__Objective__. Only the span from the line containing "What Chart.js code" down to the line containing "1.220, 1.222, 1.224];" is to be printed, exactly and inclusively, with pictures omitted.

__The data__.
* START *
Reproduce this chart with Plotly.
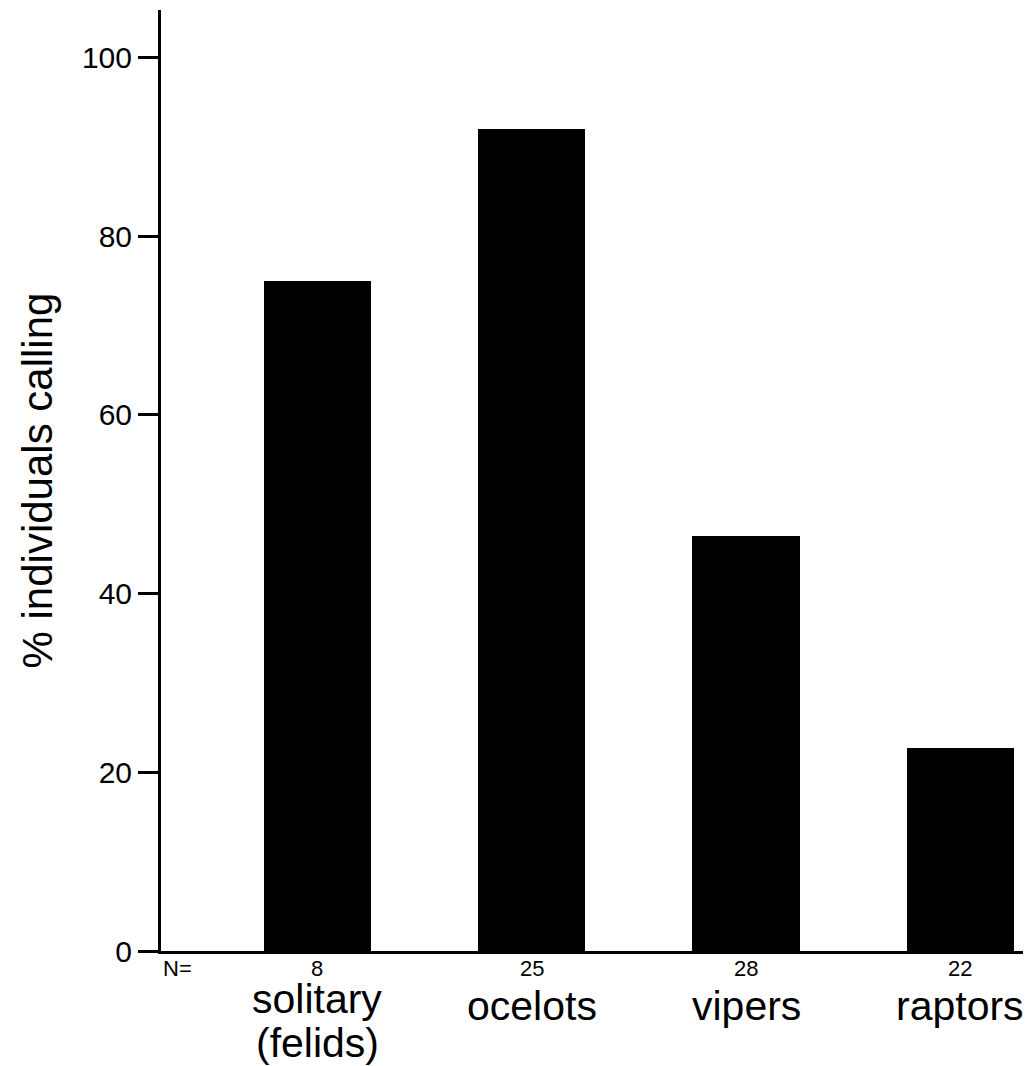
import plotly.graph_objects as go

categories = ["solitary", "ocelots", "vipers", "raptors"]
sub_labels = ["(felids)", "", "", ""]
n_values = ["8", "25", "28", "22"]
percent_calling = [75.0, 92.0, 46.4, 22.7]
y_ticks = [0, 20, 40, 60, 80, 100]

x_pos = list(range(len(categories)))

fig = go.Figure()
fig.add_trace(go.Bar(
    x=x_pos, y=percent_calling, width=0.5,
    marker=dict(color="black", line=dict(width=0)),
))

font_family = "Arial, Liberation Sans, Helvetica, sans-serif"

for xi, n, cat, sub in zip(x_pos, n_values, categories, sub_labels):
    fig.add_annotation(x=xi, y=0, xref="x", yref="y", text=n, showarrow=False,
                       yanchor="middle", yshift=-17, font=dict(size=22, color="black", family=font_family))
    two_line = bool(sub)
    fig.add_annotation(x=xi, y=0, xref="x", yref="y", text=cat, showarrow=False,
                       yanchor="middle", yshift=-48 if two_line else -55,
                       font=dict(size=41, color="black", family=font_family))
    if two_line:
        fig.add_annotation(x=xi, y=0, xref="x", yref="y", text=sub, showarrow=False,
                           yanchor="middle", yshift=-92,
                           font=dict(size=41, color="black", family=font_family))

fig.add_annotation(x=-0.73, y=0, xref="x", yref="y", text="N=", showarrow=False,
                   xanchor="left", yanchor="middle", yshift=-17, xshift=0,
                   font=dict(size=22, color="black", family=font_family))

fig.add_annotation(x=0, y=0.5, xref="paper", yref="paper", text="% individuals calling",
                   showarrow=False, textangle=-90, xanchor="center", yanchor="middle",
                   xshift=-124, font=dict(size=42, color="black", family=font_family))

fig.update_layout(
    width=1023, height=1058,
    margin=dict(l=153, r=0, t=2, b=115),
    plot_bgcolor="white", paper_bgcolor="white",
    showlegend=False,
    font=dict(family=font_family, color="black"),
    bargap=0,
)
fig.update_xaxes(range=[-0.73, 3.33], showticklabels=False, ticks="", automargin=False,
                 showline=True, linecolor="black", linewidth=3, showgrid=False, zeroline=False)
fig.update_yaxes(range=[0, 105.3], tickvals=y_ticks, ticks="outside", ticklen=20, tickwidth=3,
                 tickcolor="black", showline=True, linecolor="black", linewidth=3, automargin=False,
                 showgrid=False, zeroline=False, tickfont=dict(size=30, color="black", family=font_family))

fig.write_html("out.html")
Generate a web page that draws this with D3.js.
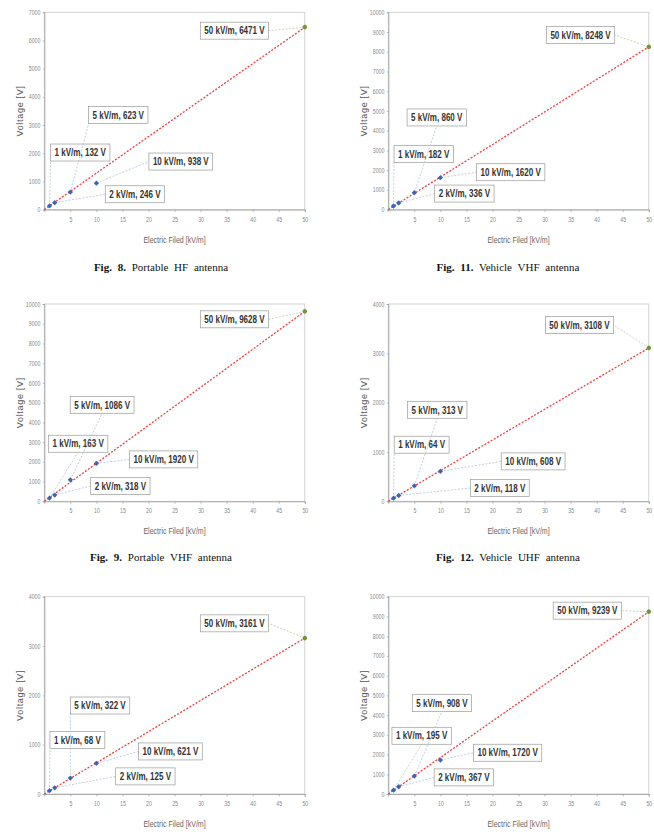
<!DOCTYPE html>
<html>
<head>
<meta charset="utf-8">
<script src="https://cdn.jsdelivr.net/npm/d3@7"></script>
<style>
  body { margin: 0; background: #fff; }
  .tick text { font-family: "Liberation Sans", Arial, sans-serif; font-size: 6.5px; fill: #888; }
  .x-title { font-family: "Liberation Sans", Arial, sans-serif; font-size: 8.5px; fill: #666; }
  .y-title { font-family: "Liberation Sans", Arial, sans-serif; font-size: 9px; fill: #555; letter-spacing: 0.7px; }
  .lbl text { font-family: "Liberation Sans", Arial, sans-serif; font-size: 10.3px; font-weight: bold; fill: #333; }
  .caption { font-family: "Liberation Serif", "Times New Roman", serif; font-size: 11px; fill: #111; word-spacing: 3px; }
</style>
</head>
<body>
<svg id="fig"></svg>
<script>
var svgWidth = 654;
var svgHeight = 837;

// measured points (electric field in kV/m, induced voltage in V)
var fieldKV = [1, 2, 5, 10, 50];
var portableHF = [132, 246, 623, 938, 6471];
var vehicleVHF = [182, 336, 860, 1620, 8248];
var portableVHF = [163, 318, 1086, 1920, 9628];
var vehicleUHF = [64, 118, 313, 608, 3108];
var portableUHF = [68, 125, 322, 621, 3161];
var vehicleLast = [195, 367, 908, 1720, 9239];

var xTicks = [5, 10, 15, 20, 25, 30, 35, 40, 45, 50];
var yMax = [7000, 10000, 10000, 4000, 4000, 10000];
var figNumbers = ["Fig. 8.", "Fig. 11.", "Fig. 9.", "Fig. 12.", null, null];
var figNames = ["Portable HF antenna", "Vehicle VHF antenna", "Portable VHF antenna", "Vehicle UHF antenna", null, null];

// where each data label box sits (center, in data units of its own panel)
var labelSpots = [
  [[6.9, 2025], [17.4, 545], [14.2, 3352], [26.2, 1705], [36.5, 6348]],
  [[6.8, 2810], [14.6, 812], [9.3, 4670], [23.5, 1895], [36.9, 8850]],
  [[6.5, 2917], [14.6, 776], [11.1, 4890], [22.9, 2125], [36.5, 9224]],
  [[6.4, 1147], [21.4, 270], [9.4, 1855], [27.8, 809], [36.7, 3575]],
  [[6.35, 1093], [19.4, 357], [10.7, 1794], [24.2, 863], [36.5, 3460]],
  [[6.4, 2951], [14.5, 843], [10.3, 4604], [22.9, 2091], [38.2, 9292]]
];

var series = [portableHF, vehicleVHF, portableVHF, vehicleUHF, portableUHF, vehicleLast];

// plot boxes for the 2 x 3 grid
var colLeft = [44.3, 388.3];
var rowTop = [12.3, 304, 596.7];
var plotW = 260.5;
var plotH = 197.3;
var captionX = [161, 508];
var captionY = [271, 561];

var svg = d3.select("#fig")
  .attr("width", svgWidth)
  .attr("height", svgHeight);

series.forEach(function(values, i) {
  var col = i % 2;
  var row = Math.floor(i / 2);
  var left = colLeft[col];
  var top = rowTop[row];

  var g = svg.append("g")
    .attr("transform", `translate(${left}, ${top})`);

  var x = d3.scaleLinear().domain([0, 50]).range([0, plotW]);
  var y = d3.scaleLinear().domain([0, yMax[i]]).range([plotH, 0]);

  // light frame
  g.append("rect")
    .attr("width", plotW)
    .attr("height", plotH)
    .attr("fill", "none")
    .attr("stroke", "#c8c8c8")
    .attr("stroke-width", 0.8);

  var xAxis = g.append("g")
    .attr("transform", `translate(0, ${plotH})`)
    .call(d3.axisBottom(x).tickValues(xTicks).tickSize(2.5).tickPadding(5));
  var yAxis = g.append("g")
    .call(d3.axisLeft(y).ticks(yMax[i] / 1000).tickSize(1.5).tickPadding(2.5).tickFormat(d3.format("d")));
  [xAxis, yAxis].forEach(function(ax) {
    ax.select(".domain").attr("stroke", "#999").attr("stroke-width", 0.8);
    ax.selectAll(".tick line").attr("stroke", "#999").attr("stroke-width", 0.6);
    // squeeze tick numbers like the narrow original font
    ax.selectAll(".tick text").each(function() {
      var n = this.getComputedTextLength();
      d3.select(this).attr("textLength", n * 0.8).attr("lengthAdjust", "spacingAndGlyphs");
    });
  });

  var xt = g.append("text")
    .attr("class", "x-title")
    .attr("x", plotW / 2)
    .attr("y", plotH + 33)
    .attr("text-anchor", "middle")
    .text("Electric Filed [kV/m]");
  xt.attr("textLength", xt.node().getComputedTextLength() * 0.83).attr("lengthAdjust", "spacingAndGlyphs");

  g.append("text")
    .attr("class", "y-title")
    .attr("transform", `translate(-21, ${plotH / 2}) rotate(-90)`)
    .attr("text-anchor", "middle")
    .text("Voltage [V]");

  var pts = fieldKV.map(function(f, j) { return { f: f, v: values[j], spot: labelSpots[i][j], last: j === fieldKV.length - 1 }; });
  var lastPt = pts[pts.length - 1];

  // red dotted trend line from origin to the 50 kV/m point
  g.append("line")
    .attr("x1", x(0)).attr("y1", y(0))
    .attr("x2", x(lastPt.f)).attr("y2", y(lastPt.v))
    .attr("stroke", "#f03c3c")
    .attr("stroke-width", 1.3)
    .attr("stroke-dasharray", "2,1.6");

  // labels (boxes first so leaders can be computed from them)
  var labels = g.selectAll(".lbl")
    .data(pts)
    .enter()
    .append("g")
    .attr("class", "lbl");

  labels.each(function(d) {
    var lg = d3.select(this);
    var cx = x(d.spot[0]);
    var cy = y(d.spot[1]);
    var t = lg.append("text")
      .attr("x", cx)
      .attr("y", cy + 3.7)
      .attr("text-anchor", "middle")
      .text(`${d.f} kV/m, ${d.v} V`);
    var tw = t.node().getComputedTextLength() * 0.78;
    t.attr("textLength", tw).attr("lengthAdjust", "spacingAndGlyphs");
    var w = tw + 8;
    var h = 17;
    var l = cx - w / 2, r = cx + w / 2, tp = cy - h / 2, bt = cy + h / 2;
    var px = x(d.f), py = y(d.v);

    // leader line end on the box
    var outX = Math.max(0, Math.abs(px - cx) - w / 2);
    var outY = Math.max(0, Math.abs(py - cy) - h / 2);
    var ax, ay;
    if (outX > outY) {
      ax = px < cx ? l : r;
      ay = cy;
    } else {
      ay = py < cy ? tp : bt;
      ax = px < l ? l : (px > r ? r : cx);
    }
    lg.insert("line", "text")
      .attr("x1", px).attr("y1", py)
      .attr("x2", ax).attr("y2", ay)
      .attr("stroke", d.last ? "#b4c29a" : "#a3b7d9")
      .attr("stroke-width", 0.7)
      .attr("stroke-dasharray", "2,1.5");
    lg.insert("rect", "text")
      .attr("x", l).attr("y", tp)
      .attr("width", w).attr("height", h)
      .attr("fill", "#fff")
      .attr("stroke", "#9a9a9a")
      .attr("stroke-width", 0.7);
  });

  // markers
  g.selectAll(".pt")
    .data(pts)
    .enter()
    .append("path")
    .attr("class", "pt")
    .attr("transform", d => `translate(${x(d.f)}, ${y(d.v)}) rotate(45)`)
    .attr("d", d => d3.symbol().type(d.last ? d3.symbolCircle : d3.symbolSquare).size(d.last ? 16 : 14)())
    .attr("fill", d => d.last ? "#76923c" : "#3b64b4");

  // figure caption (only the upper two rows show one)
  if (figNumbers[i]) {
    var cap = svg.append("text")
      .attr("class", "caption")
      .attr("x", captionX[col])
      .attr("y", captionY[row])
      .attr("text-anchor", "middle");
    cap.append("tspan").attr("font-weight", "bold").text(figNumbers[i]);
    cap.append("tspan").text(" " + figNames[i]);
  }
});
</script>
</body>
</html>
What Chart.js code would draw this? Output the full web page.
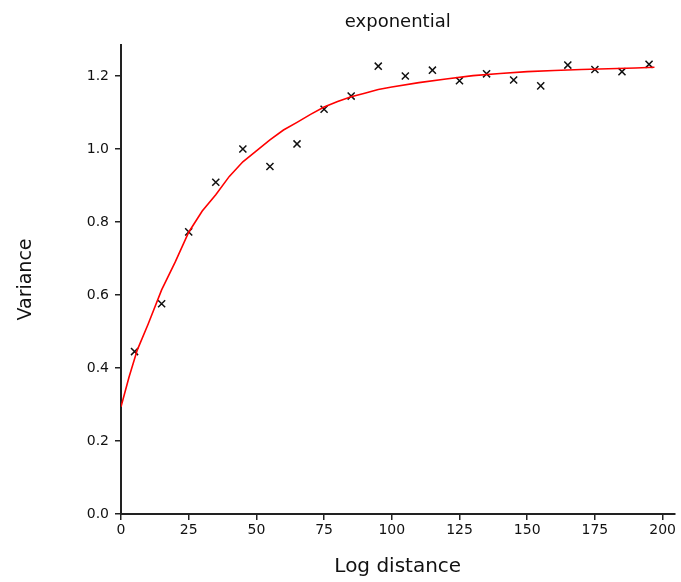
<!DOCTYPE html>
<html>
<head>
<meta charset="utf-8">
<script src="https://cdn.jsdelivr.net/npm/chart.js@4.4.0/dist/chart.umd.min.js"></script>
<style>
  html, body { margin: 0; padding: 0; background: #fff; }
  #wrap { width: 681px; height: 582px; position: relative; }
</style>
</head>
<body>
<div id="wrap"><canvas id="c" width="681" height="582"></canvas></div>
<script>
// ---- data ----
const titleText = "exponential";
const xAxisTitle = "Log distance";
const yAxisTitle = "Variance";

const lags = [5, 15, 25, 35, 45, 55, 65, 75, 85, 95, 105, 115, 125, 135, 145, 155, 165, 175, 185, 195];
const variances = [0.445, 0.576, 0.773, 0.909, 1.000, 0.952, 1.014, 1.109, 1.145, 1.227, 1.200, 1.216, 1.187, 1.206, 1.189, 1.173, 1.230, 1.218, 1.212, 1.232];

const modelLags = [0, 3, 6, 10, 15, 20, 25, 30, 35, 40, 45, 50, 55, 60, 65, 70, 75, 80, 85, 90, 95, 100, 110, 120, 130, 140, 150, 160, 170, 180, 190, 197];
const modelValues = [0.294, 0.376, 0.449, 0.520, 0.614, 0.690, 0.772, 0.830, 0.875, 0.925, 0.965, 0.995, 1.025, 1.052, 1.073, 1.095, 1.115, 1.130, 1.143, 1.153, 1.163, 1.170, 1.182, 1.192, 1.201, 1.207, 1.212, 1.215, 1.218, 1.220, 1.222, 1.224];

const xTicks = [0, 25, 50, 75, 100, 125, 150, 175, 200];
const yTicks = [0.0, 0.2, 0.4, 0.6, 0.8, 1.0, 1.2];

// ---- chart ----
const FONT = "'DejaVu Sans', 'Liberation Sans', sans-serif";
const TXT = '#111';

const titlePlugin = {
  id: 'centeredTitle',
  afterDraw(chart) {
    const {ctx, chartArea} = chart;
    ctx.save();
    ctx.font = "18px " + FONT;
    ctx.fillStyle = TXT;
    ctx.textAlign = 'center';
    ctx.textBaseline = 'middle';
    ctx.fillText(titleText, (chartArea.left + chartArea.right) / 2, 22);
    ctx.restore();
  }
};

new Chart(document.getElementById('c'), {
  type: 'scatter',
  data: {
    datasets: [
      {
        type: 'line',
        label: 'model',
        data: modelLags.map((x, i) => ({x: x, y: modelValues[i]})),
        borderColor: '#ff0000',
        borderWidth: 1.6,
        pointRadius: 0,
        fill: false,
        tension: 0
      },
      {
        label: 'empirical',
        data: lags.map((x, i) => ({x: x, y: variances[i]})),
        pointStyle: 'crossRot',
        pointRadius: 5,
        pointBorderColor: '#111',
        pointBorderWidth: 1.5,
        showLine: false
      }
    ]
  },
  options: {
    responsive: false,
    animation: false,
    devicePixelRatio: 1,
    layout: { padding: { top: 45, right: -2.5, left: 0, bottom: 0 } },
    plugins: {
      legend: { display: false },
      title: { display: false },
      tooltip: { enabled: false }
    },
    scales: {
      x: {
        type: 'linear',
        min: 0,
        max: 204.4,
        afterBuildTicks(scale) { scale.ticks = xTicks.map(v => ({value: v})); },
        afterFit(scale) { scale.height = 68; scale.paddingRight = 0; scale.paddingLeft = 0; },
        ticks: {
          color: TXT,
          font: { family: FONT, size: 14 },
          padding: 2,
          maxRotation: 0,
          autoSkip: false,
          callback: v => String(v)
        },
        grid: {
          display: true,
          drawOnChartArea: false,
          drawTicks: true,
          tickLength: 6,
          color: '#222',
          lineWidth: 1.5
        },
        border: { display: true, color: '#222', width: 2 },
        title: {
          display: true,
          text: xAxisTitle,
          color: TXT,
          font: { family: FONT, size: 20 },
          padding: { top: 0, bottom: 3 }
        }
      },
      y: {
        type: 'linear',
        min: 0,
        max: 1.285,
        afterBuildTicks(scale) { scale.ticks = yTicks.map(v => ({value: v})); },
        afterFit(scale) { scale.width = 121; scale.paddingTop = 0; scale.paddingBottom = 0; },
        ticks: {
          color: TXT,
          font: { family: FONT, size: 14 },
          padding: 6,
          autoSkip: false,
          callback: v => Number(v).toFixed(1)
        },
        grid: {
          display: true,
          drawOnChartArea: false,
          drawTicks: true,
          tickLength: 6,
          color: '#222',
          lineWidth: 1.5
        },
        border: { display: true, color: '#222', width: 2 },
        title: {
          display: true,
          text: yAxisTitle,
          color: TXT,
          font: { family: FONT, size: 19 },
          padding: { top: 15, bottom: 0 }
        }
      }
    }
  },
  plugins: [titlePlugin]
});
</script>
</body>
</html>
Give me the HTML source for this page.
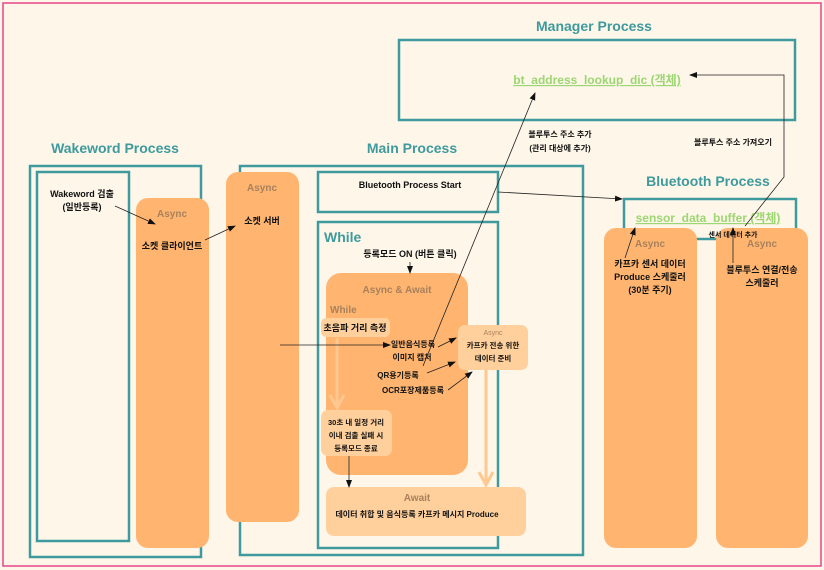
* END *
__Correct output__.
What Chart.js code would draw this? Output the full web page.
<!DOCTYPE html>
<html>
<head>
<meta charset="utf-8">
<script src="https://cdn.jsdelivr.net/npm/chart.js@4.4.0/dist/chart.umd.min.js"></script>
<style>
  html, body { margin: 0; padding: 0; background: #fff; }
  #wrap { width: 681px; height: 582px; position: relative; }
</style>
</head>
<body>
<div id="wrap"><canvas id="c" width="681" height="582"></canvas></div>
<script>
// ---- data ----
const titleText = "exponential";
const xAxisTitle = "Log distance";
const yAxisTitle = "Variance";

const lags = [5, 15, 25, 35, 45, 55, 65, 75, 85, 95, 105, 115, 125, 135, 145, 155, 165, 175, 185, 195];
const variances = [0.445, 0.576, 0.773, 0.909, 1.000, 0.952, 1.014, 1.109, 1.145, 1.227, 1.200, 1.216, 1.187, 1.206, 1.189, 1.173, 1.230, 1.218, 1.212, 1.232];

const modelLags = [0, 3, 6, 10, 15, 20, 25, 30, 35, 40, 45, 50, 55, 60, 65, 70, 75, 80, 85, 90, 95, 100, 110, 120, 130, 140, 150, 160, 170, 180, 190, 197];
const modelValues = [0.294, 0.376, 0.449, 0.520, 0.614, 0.690, 0.772, 0.830, 0.875, 0.925, 0.965, 0.995, 1.025, 1.052, 1.073, 1.095, 1.115, 1.130, 1.143, 1.153, 1.163, 1.170, 1.182, 1.192, 1.201, 1.207, 1.212, 1.215, 1.218, 1.220, 1.222, 1.224];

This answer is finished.